TASK REQUIREMENTS:
Omit all pictures, then retype the data exactly as given.

* Start *

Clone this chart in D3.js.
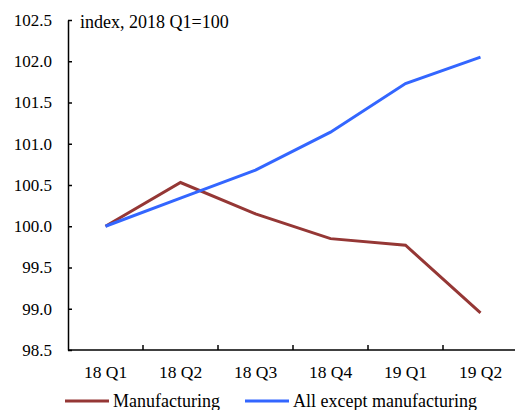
<!DOCTYPE html>
<html>
<head>
<meta charset="utf-8">
<script src="https://cdn.jsdelivr.net/npm/d3@7"></script>
<style>
  body { margin: 0; background: #fff; }
  text { font-family: "Liberation Serif", "Times New Roman", serif; fill: #000; }
</style>
</head>
<body>
<div id="chart"></div>
<script>
const quarters = ["18 Q1", "18 Q2", "18 Q3", "18 Q4", "19 Q1", "19 Q2"];
const manufacturing = [100.0, 100.53, 100.15, 99.85, 99.77, 98.95];
const allExcept = [100.0, 100.34, 100.68, 101.14, 101.73, 102.05];
const yTicks = [98.5, 99.0, 99.5, 100.0, 100.5, 101.0, 101.5, 102.0, 102.5];

const W = 515, H = 410;
const margin = { top: 20, right: 0, bottom: 60, left: 68 };

const svg = d3.select("#chart").append("svg")
  .attr("width", W).attr("height", H);

const x = d3.scaleBand().domain(quarters).range([margin.left, margin.left + 6 * 75]);
const y = d3.scaleLinear().domain([98.5, 102.5]).range([H - margin.bottom, margin.top]);

// y axis
const yAxis = svg.append("g")
  .attr("transform", `translate(${margin.left},0)`)
  .call(d3.axisRight(y).tickValues(yTicks).tickSize(4).tickSizeOuter(0).tickFormat(d3.format(".1f")));
yAxis.select(".domain").attr("stroke", "#000").attr("stroke-width", 1.5);
yAxis.selectAll(".tick line").attr("stroke", "#000").attr("stroke-width", 1.5);
yAxis.selectAll(".tick text")
  .attr("x", -16).attr("text-anchor", "end")
  .style("font-size", "17px").style("font-family", "Liberation Serif");

// x axis
const xAxis = svg.append("g")
  .attr("transform", `translate(0,${y(98.5)})`)
  .call(d3.axisBottom(x).tickSize(0).tickSizeOuter(0));
xAxis.select(".domain").attr("stroke", "#000").attr("stroke-width", 1.5)
  .attr("d", `M${margin.left},0H${W}`);
xAxis.selectAll(".tick text").attr("y", 16)
  .style("font-size", "17.5px").style("font-family", "Liberation Serif");

// x separators (ticks between bands)
svg.append("g").selectAll("line")
  .data(quarters.slice(1))
  .join("line")
  .attr("x1", d => x(d)).attr("x2", d => x(d))
  .attr("y1", y(98.5)).attr("y2", y(98.5) - 5)
  .attr("stroke", "#000").attr("stroke-width", 1.5);

svg.append("text")
  .attr("x", 80).attr("y", 28)
  .style("font-size", "18px")
  .text("index, 2018 Q1=100");

const line = d3.line()
  .x((d, i) => x(quarters[i]) + x.bandwidth() / 2)
  .y(d => y(d));

svg.append("path").datum(manufacturing)
  .attr("d", line).attr("fill", "none")
  .attr("stroke", "#953735").attr("stroke-width", 3);

svg.append("path").datum(allExcept)
  .attr("d", line).attr("fill", "none")
  .attr("stroke", "#3366ff").attr("stroke-width", 3);

// legend
const legend = [
  { name: "Manufacturing", color: "#953735", x: 65 },
  { name: "All except manufacturing", color: "#3366ff", x: 245 }
];
const lg = svg.append("g").selectAll("g").data(legend).join("g")
  .attr("transform", d => `translate(${d.x},401)`);
lg.append("line").attr("x1", 0).attr("x2", 44).attr("y1", 0).attr("y2", 0)
  .attr("stroke", d => d.color).attr("stroke-width", 3);
lg.append("text").attr("x", 48).attr("y", 6)
  .style("font-size", "18px").text(d => d.name);
</script>
</body>
</html>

* End *

RESULT FOR THIS EXERCISE:
Clone this chart in D3.js.
<!DOCTYPE html>
<html>
<head>
<meta charset="utf-8">
<script src="https://cdn.jsdelivr.net/npm/d3@7"></script>
<style>
  body { margin: 0; background: #fff; }
  text { font-family: "Liberation Serif", "Times New Roman", serif; fill: #000; }
</style>
</head>
<body>
<div id="chart"></div>
<script>
const quarters = ["18 Q1", "18 Q2", "18 Q3", "18 Q4", "19 Q1", "19 Q2"];
const manufacturing = [100.0, 100.53, 100.15, 99.85, 99.77, 98.95];
const allExcept = [100.0, 100.34, 100.68, 101.14, 101.73, 102.05];
const yTicks = [98.5, 99.0, 99.5, 100.0, 100.5, 101.0, 101.5, 102.0, 102.5];

const W = 515, H = 410;
const margin = { top: 20, right: 0, bottom: 60, left: 68 };

const svg = d3.select("#chart").append("svg")
  .attr("width", W).attr("height", H);

const x = d3.scaleBand().domain(quarters).range([margin.left, margin.left + 6 * 75]);
const y = d3.scaleLinear().domain([98.5, 102.5]).range([H - margin.bottom, margin.top]);

// y axis
const yAxis = svg.append("g")
  .attr("transform", `translate(${margin.left},0)`)
  .call(d3.axisRight(y).tickValues(yTicks).tickSize(4).tickSizeOuter(0).tickFormat(d3.format(".1f")));
yAxis.select(".domain").attr("stroke", "#000").attr("stroke-width", 1.5);
yAxis.selectAll(".tick line").attr("stroke", "#000").attr("stroke-width", 1.5);
yAxis.selectAll(".tick text")
  .attr("x", -16).attr("text-anchor", "end")
  .style("font-size", "17px").style("font-family", "Liberation Serif");

// x axis
const xAxis = svg.append("g")
  .attr("transform", `translate(0,${y(98.5)})`)
  .call(d3.axisBottom(x).tickSize(0).tickSizeOuter(0));
xAxis.select(".domain").attr("stroke", "#000").attr("stroke-width", 1.5)
  .attr("d", `M${margin.left},0H${W}`);
xAxis.selectAll(".tick text").attr("y", 16)
  .style("font-size", "17.5px").style("font-family", "Liberation Serif");

// x separators (ticks between bands)
svg.append("g").selectAll("line")
  .data(quarters.slice(1))
  .join("line")
  .attr("x1", d => x(d)).attr("x2", d => x(d))
  .attr("y1", y(98.5)).attr("y2", y(98.5) - 5)
  .attr("stroke", "#000").attr("stroke-width", 1.5);

svg.append("text")
  .attr("x", 80).attr("y", 28)
  .style("font-size", "18px")
  .text("index, 2018 Q1=100");

const line = d3.line()
  .x((d, i) => x(quarters[i]) + x.bandwidth() / 2)
  .y(d => y(d));

svg.append("path").datum(manufacturing)
  .attr("d", line).attr("fill", "none")
  .attr("stroke", "#953735").attr("stroke-width", 3);

svg.append("path").datum(allExcept)
  .attr("d", line).attr("fill", "none")
  .attr("stroke", "#3366ff").attr("stroke-width", 3);

// legend
const legend = [
  { name: "Manufacturing", color: "#953735", x: 65 },
  { name: "All except manufacturing", color: "#3366ff", x: 245 }
];
const lg = svg.append("g").selectAll("g").data(legend).join("g")
  .attr("transform", d => `translate(${d.x},401)`);
lg.append("line").attr("x1", 0).attr("x2", 44).attr("y1", 0).attr("y2", 0)
  .attr("stroke", d => d.color).attr("stroke-width", 3);
lg.append("text").attr("x", 48).attr("y", 6)
  .style("font-size", "18px").text(d => d.name);
</script>
</body>
</html>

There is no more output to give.